Monday, June 22, 2026

Visit to Cascia



In the last post, you might recall that I described my visits to Santa Maria degli Angeli, Pisa, and Eremi delle Carceri. These were really the halfway points on my trip, and the subject of this dispatch will be the conclusion of my visit to Assisi, which I think really was a lovely little break from some of the more frenetic few months that preceded it.

A few minutes after my hike to Eremi delle Carceri, I became sick again. I had not taken very diligent care of myself after my last illness, and this time it came on quite severely. Each day after finishing class, I would not usually have much energy left.

Nevertheless, the weekend was approaching, and I was remiss to “waste” it by remaining home instead of paying a visit to some nearby municipality of historical significance.

I had initially thought to visit Siena, given that it had been a preferred spot among my classmates at the Academy and that it was not hard to reach from Assisi. However, the day before I was set to leave, Fr.
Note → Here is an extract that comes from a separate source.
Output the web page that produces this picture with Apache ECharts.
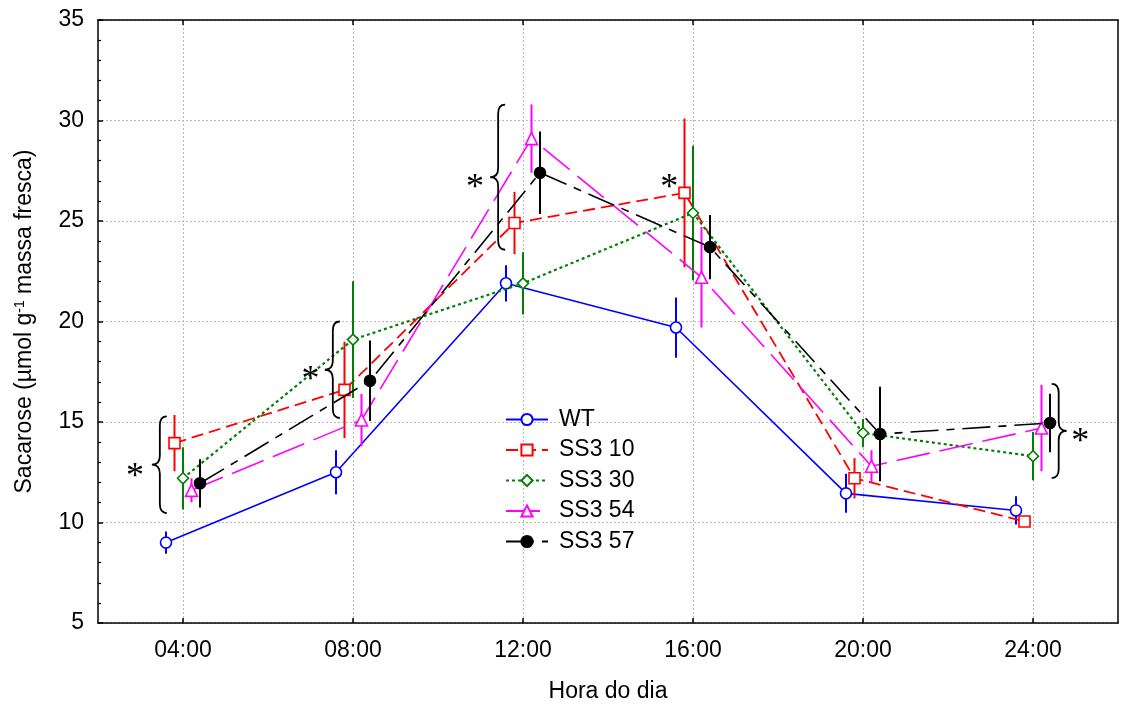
<!DOCTYPE html>
<html>
<head>
<meta charset="utf-8">
<script src="https://cdn.jsdelivr.net/npm/echarts@6/dist/echarts.min.js"></script>
<style>
  html, body { margin: 0; padding: 0; background: #ffffff; }
  #chart { width: 1123px; height: 709px; }
</style>
</head>
<body>
<div id="chart"></div>
<script>
// Sampling times (hours of the day) and their tick labels
const hours = [4, 8, 12, 16, 20, 24];
const hourLabels = ['04:00', '08:00', '12:00', '16:00', '20:00', '24:00'];

// Genotypes, drawn side by side around each sampling time
const seriesNames = ['WT', 'SS3 10', 'SS3 30', 'SS3 54', 'SS3 57'];
const dodge = [-0.4, -0.2, 0, 0.2, 0.4];

// Sucrose means (µmol g-1 fresh mass) and their error half-widths
const wt        = [9.0, 12.5, 21.9, 19.7, 11.45, 10.6];
const wtErr     = [0.55, 1.1, 0.9, 1.5, 0.97, 0.7];
const ss3_10    = [13.95, 16.6, 24.9, 26.4, 12.2, 10.05];
const ss3_10Err = [1.4, 2.4, 1.55, 3.7, 1.0, 0.25];
const ss3_30    = [12.2, 19.1, 21.9, 25.4, 14.45, 13.3];
const ss3_30Err = [1.55, 2.9, 1.55, 3.35, 0.7, 1.2];
const ss3_54    = [11.6, 15.1, 29.1, 22.2, 12.8, 14.7];
const ss3_54Err = [0.6, 1.3, 1.7, 2.5, 0.8, 2.15];
const ss3_57    = [11.95, 17.05, 27.4, 23.7, 14.4, 14.95];
const ss3_57Err = [1.2, 2.0, 2.05, 1.6, 2.35, 1.45];

// Y axis ticks
const yMin = 5, yMax = 35, yStep = 5;

// Significance marks: braces [x of the open ends, low, high, direction] and asterisks [x, y]
const braces = [
  [3.62, 10.47, 15.28, -1],
  [7.69, 15.2, 20.0, -1],
  [11.58, 23.57, 30.79, -1],
  [24.44, 12.21, 16.9, 1]
];
const stars = [
  [2.87, 12.54],
  [7.0, 17.35],
  [10.87, 26.89],
  [15.44, 26.92],
  [25.11, 14.28]
];

const FONT = "'Liberation Sans', Arial, sans-serif";
const means  = [wt, ss3_10, ss3_30, ss3_54, ss3_57];
const errs   = [wtErr, ss3_10Err, ss3_30Err, ss3_54Err, ss3_57Err];
const colors = ['#0000ff', '#ff0000', '#008000', '#ff00ff', '#000000'];
const symbols = ['circle', 'rect', 'diamond', 'triangle', 'circle'];
const fills  = ['#ffffff', '#ffffff', '#ffffff', '#ffffff', '#000000'];
const dashes = ['solid', [12, 6], [3, 3], [34, 10], [28, 8, 8, 8]];
const widths = [1.6, 1.8, 2.2, 1.6, 1.6];

const series = [];
means.forEach(function (vals, i) {
  const xs = hours.map(function (h) { return h + dodge[i]; });
  // vertical error bars
  series.push({
    type: 'custom',
    name: seriesNames[i] + ' erro',
    z: 2 + 2 * i,
    silent: true,
    data: xs.map(function (x, k) { return [x, vals[k] - errs[i][k], vals[k] + errs[i][k]]; }),
    renderItem: function (params, api) {
      const a = api.coord([api.value(0), api.value(1)]);
      const b = api.coord([api.value(0), api.value(2)]);
      return {
        type: 'line',
        shape: { x1: a[0], y1: a[1], x2: b[0], y2: b[1] },
        style: { stroke: colors[i], lineWidth: 2 }
      };
    }
  });
  // means joined by lines
  series.push({
    type: 'line',
    name: seriesNames[i],
    z: 3 + 2 * i,
    data: xs.map(function (x, k) { return [x, vals[k]]; }),
    symbol: symbols[i],
    symbolSize: i === 3 ? 12 : 11,
    showSymbol: true,
    lineStyle: { color: colors[i], width: widths[i], type: dashes[i] },
    itemStyle: { color: fills[i], borderColor: colors[i], borderWidth: 1.6 },
    emphasis: { disabled: true }
  });
});

// curly braces grouping significant points
series.push({
  type: 'custom',
  name: 'chaves',
  z: 20,
  silent: true,
  data: braces,
  renderItem: function (params, api) {
    const x = api.value(0), lo = api.value(1), hi = api.value(2), dir = api.value(3);
    const pT = api.coord([x, hi]), pB = api.coord([x, lo]);
    const x0 = pT[0], yT = pT[1], yB = pB[1], ym = (yT + yB) / 2;
    const xs = x0 + dir * 7, xt = x0 + dir * 15, r = 9;
    const d = 'M' + x0 + ' ' + yT +
      ' Q' + xs + ' ' + yT + ' ' + xs + ' ' + (yT + r) +
      ' L' + xs + ' ' + (ym - r) +
      ' Q' + xs + ' ' + ym + ' ' + xt + ' ' + ym +
      ' Q' + xs + ' ' + ym + ' ' + xs + ' ' + (ym + r) +
      ' L' + xs + ' ' + (yB - r) +
      ' Q' + xs + ' ' + yB + ' ' + x0 + ' ' + yB;
    return { type: 'path', shape: { pathData: d }, style: { fill: 'none', stroke: '#000', lineWidth: 1.8 } };
  }
});

// asterisks
series.push({
  type: 'custom',
  name: 'asteriscos',
  z: 20,
  silent: true,
  data: stars,
  renderItem: function (params, api) {
    const p = api.coord([api.value(0), api.value(1)]);
    return {
      type: 'text',
      x: p[0], y: p[1] + 6,
      style: { text: '*', fontSize: 36, fontFamily: "'Liberation Serif', 'Times New Roman', serif", fill: '#000', align: 'center', verticalAlign: 'middle' }
    };
  }
});

const chart = echarts.init(document.getElementById('chart'), null, { renderer: 'canvas' });
chart.setOption({
  animation: false,
  backgroundColor: '#ffffff',
  textStyle: { fontFamily: FONT },
  grid: { left: 98, right: 5, top: 20, bottom: 86, containLabel: false, outerBoundsMode: 'none' },
  legend: {
    data: seriesNames,
    orient: 'vertical',
    left: 505,
    top: 408,
    padding: 0,
    itemWidth: 42,
    itemHeight: 14,
    itemGap: 7.5,
    selectedMode: false,
    textStyle: { fontSize: 23, fontFamily: FONT, color: '#000', padding: [0, 0, 0, 6] }
  },
  xAxis: [
    {
      type: 'value', position: 'bottom', min: 2, max: 26,
      name: 'Hora do dia', nameLocation: 'middle', nameGap: 57,
      nameTextStyle: { fontSize: 23, fontFamily: FONT, color: '#000' },
      axisLine: { show: true, onZero: false, lineStyle: { color: '#000', width: 1.5 } },
      axisTick: { show: true, inside: true, length: 5, customValues: hours, lineStyle: { color: '#000', width: 1.5 } },
      axisLabel: {
        customValues: hours, margin: 16, fontSize: 23, fontFamily: FONT, color: '#000',
        formatter: function (v) { const k = hours.indexOf(v); return k >= 0 ? hourLabels[k] : ''; }
      },
      splitLine: { show: true, lineStyle: { color: '#b8b8b8', width: 1, type: [2, 2] } }
    },
    {
      type: 'value', position: 'top', min: 2, max: 26,
      axisLine: { show: true, onZero: false, lineStyle: { color: '#000', width: 1.5 } },
      axisTick: { show: true, inside: true, length: 5, customValues: hours, lineStyle: { color: '#000', width: 1.5 } },
      axisLabel: { show: false },
      splitLine: { show: false }
    }
  ],
  yAxis: [
    {
      type: 'value', position: 'left', min: yMin, max: yMax, interval: yStep,
      name: '{n|Sacarose (µmol g}{sup|-1}{n| massa fresca)}',
      nameLocation: 'middle', nameGap: 62, nameRotate: 90,
      nameTextStyle: {
        fontSize: 23, fontFamily: FONT, color: '#000',
        rich: {
          n: { fontSize: 23, fontFamily: FONT, color: '#000', lineHeight: 23, verticalAlign: 'bottom' },
          sup: { fontSize: 14, fontFamily: FONT, color: '#000', lineHeight: 14, verticalAlign: 'top', padding: [0, 0, 14, 0] }
        }
      },
      axisLine: { show: true, onZero: false, lineStyle: { color: '#000', width: 1.5 } },
      axisTick: { show: true, inside: true, length: 5, lineStyle: { color: '#000', width: 1.5 } },
      minorTick: { show: true, splitNumber: 5, length: 3, lineStyle: { color: '#000', width: 1.2 } },
      axisLabel: { margin: 14, fontSize: 23, fontFamily: FONT, color: '#000' },
      splitLine: { show: true, lineStyle: { color: '#b8b8b8', width: 1, type: [2, 2] } }
    },
    {
      type: 'value', position: 'right', min: yMin, max: yMax, interval: yStep,
      axisLine: { show: true, onZero: false, lineStyle: { color: '#000', width: 1.5 } },
      axisTick: { show: false },
      axisLabel: { show: false },
      splitLine: { show: false }
    }
  ],
  series: series
});
</script>
</body>
</html>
Youssef Abi-Zeid recommended to my mom that I visit Cascia. That Friday happened to be the feast of St. Rita, and the town was quite nearby to Assisi.
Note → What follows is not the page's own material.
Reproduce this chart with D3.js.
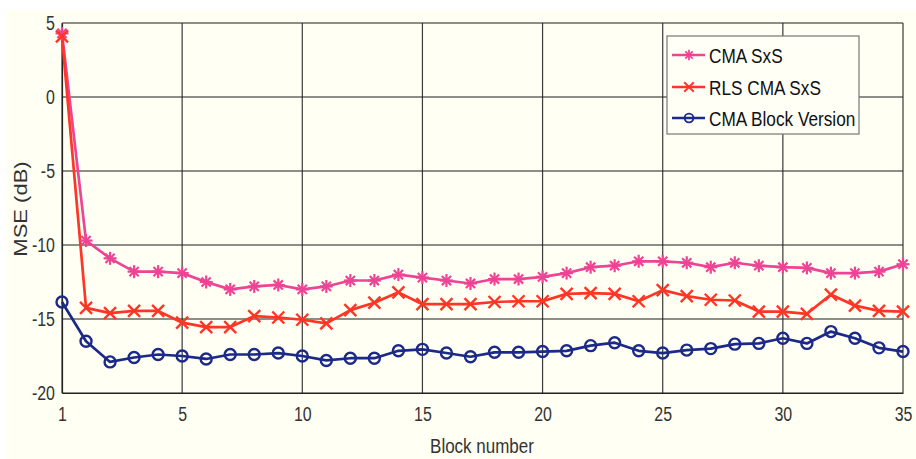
<!DOCTYPE html>
<html><head><meta charset="utf-8">
<script src="https://cdn.jsdelivr.net/npm/d3@7/dist/d3.min.js"></script>
<style>
body{margin:0;background:#fff;}
text{font-family:"Liberation Sans",Arial,sans-serif;}
</style></head>
<body><svg id="c" width="916" height="459"></svg>
<script>
const blocks = d3.range(0, 36);
const cmaSxS = [4.3,-9.7,-10.9,-11.8,-11.8,-11.9,-12.5,-13.0,-12.8,-12.7,-13.0,-12.8,-12.4,-12.4,-12.0,-12.2,-12.4,-12.6,-12.3,-12.3,-12.15,-11.9,-11.5,-11.4,-11.1,-11.1,-11.2,-11.5,-11.2,-11.4,-11.5,-11.55,-11.9,-11.9,-11.8,-11.3];
const rlsCmaSxS = [4.1,-14.25,-14.6,-14.45,-14.45,-15.25,-15.55,-15.55,-14.8,-14.9,-15.05,-15.3,-14.4,-13.9,-13.2,-14.0,-14.0,-14.0,-13.85,-13.8,-13.8,-13.3,-13.25,-13.3,-13.8,-13.05,-13.45,-13.7,-13.75,-14.5,-14.5,-14.65,-13.35,-14.1,-14.45,-14.5];
const cmaBlock = [-13.85,-16.5,-17.9,-17.6,-17.4,-17.5,-17.7,-17.4,-17.4,-17.3,-17.5,-17.8,-17.65,-17.65,-17.15,-17.05,-17.3,-17.55,-17.25,-17.25,-17.2,-17.15,-16.8,-16.6,-17.15,-17.3,-17.1,-17.0,-16.7,-16.65,-16.3,-16.65,-15.85,-16.3,-16.95,-17.2];
const xTicks = [0,5,10,15,20,25,30,35];
const xTickLabels = ["1","5","10","15","20","25","30","35"];
const yTicks = [-20,-15,-10,-5,0,5];
const seriesNames = ["CMA SxS","RLS CMA SxS","CMA Block Version"];

const svg = d3.select("#c");
const m = {l:62, t:23, r:903, b:393};
svg.append("rect").attr("x",6).attr("y",10).attr("width",910).attr("height",449).attr("fill","#fffff3");

const x = d3.scaleLinear().domain([0,35]).range([m.l,m.r]);
const y = d3.scaleLinear().domain([-20,5]).range([m.b,m.t]);

// grid
const g = svg.append("g");
g.selectAll(".vg").data(xTicks).join("line").attr("x1",d=>x(d)).attr("x2",d=>x(d)).attr("y1",m.t).attr("y2",m.b).attr("stroke","#3a3a3a").attr("stroke-width",1.2);
g.selectAll(".hg").data(yTicks).join("line").attr("y1",d=>y(d)).attr("y2",d=>y(d)).attr("x1",m.l).attr("x2",m.r).attr("stroke","#1e1e1e").attr("stroke-width",1.2);

// axes
const xa = svg.append("g").attr("transform",`translate(0,${m.b})`).call(d3.axisBottom(x).tickValues(xTicks).tickFormat((d,i)=>xTickLabels[i]).tickSize(0).tickPadding(12));
const ya = svg.append("g").attr("transform",`translate(${m.l},0)`).call(d3.axisLeft(y).tickValues(yTicks).tickFormat(d=>d).tickSize(0));
[xa,ya].forEach(a=>{a.select(".domain").attr("stroke","#222").attr("stroke-width",1.2);a.selectAll("text").attr("font-size",21).attr("fill","#333");});
xa.selectAll("text").attr("dy","0.75em").attr("transform","scale(0.76,1)");
ya.selectAll("text").attr("x",0).attr("transform","translate(-7,0) scale(0.76,1)");
svg.append("text").attr("transform","translate(482,453) scale(0.85,1)").attr("text-anchor","middle").attr("font-size",20).attr("fill","#333").text("Block number");
svg.append("text").attr("transform","translate(27,209) rotate(-90) scale(1,0.8)").attr("text-anchor","middle").attr("font-size",22).attr("fill","#333").text("MSE (dB)");

const colors = ["#ee4495","#ff3525","#1b2a8a"];
const data = [cmaSxS, rlsCmaSxS, cmaBlock];
const line = d3.line().x((d,i)=>x(blocks[i])).y(d=>y(d));

function marker(sel, type, color){
  if(type===0){ // asterisk
    const r=6.5;
    [0,45,90,135].forEach(a=>{
      const rad=a*Math.PI/180;
      sel.append("line").attr("x1",-r*Math.cos(rad)).attr("y1",-r*Math.sin(rad)).attr("x2",r*Math.cos(rad)).attr("y2",r*Math.sin(rad)).attr("stroke",color).attr("stroke-width",2.2);
    });
  } else if(type===1){ // x
    const r=6;
    sel.append("line").attr("x1",-r).attr("y1",-r).attr("x2",r).attr("y2",r).attr("stroke",color).attr("stroke-width",2.4);
    sel.append("line").attr("x1",-r).attr("y1",r).attr("x2",r).attr("y2",-r).attr("stroke",color).attr("stroke-width",2.4);
  } else {
    sel.append("circle").attr("r",5.5).attr("fill","none").attr("stroke",color).attr("stroke-width",2.4);
  }
}

data.forEach((vals,k)=>{
  svg.append("path").datum(vals).attr("d",line).attr("fill","none").attr("stroke",colors[k]).attr("stroke-width",2.7).attr("stroke-linejoin","round");
});
data.forEach((vals,k)=>{
  vals.forEach((v,i)=>{
    const mg = svg.append("g").attr("transform",`translate(${x(blocks[i])},${y(v)})`);
    marker(mg,k,colors[k]);
  });
});

// legend
const lg = svg.append("g");
lg.append("rect").attr("x",667).attr("y",36).attr("width",192).attr("height",98).attr("fill","#fffff6").attr("stroke","#777").attr("stroke-width",1.2);
const rows=[55,87,118];
seriesNames.forEach((n,k)=>{
  lg.append("line").attr("x1",672).attr("x2",705).attr("y1",rows[k]).attr("y2",rows[k]).attr("stroke",colors[k]).attr("stroke-width",2.4);
  const mg = lg.append("g").attr("transform",`translate(689,${rows[k]}) scale(0.8)`);
  marker(mg,k,colors[k]);
  lg.append("text").attr("transform",`translate(709,${rows[k]}) scale(0.82,1)`).attr("dy","0.36em").attr("font-size",21).attr("fill","#111").text(n);
});
</script></body></html>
At once, I resolved to go. I soon discovered that thought the town was nearby, the method of arriving there by public transit was a bit tedious and required three bus changes. My mother recommended to me that I look into booking a ride as the car route was much more direct and would require much less complicated maneuvering between buses. Nevertheless, after the morning classes were over, I set out, determined to avoid booking a ride. I boarded the bus from Assisi center down to Santa Maria degli Angeli, where I was to catch the next bus. However, I was still not feeling well at all, and as I sat waiting for the bus to come, I began feeling a sneaking sensation of regret. Perhaps it would have been better, I said to myself, if I had just stayed back at the Casa Papa Giovanni. I belonged in bed, really; I had a bad headache, a nose that ran like a faucet, and the feelings of a low-grade fever. As the minutes ticked by before the bus came, I decided to book the room I would need that night, no easy task given the limited hotel rooms in a town like Cascia and the big feast occurring that day which was drawing in above-average amounts of pilgrims. Finally, I found a place not far from the town center that was available for that night. No sooner had I entered the credit card information and completed the payment than I looked up and saw the bus drive by…on the other side of the road. I had been standing on the wrong side. I could hardly have planned it worse.
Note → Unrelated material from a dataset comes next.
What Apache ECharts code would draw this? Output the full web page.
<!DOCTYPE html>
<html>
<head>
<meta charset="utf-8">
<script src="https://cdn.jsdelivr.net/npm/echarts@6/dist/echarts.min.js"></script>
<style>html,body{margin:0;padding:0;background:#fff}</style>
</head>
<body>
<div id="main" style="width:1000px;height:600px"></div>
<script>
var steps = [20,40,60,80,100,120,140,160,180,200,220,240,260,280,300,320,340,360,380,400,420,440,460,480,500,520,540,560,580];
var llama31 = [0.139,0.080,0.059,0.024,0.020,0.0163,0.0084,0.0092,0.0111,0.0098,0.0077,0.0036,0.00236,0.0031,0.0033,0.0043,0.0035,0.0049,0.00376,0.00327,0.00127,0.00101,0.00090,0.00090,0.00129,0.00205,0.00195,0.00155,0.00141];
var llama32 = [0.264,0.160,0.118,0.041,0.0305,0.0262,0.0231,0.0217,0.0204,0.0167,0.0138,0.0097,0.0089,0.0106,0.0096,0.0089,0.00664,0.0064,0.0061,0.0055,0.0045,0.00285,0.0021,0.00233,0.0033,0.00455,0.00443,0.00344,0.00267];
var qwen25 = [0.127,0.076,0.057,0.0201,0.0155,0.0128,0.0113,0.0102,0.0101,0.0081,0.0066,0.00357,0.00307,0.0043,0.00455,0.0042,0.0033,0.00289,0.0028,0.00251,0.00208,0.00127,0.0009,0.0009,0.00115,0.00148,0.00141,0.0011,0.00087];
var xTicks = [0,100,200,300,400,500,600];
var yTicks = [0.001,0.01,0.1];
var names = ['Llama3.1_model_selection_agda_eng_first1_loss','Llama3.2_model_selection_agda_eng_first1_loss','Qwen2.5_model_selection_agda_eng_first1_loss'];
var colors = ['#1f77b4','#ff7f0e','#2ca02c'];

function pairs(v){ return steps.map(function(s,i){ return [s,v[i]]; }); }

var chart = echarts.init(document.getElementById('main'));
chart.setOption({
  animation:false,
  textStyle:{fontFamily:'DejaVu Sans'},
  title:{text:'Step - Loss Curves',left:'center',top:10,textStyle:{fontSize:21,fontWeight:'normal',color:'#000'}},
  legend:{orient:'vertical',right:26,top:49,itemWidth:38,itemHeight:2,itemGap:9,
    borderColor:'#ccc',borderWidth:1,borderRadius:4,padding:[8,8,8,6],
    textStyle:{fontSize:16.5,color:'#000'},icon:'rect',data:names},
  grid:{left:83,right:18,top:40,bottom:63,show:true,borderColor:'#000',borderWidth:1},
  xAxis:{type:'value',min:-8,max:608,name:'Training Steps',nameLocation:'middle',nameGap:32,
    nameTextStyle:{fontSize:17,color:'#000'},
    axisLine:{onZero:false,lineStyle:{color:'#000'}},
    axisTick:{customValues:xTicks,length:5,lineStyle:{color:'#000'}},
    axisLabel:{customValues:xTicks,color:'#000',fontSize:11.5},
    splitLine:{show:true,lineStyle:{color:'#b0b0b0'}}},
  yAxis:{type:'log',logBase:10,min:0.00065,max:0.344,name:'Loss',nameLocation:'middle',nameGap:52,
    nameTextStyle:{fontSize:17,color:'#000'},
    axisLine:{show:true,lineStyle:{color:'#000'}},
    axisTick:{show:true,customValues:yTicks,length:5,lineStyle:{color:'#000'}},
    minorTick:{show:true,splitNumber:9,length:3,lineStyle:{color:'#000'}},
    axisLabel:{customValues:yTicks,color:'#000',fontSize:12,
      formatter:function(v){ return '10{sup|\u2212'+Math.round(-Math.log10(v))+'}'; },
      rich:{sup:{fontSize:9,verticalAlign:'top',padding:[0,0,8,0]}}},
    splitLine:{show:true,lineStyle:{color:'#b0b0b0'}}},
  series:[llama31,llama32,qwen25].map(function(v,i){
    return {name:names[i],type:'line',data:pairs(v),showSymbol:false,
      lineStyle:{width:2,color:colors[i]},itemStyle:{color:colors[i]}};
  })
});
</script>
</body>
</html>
I was now, as it were, caught out. I could not turn back, for I had already booked the room, and I could not well continue on as that was the last bus for the day. I found myself back at what my mother had originally suggested and what I probably should have just done from the beginning, booking a rideshare.

I quickly discovered that Uber was not to be relied upon in a place such as this. I tried calling a driving service I found online but hung up after only a couple of rings, thinking my proposal, an immediate hourlong ride, was likely preposterous.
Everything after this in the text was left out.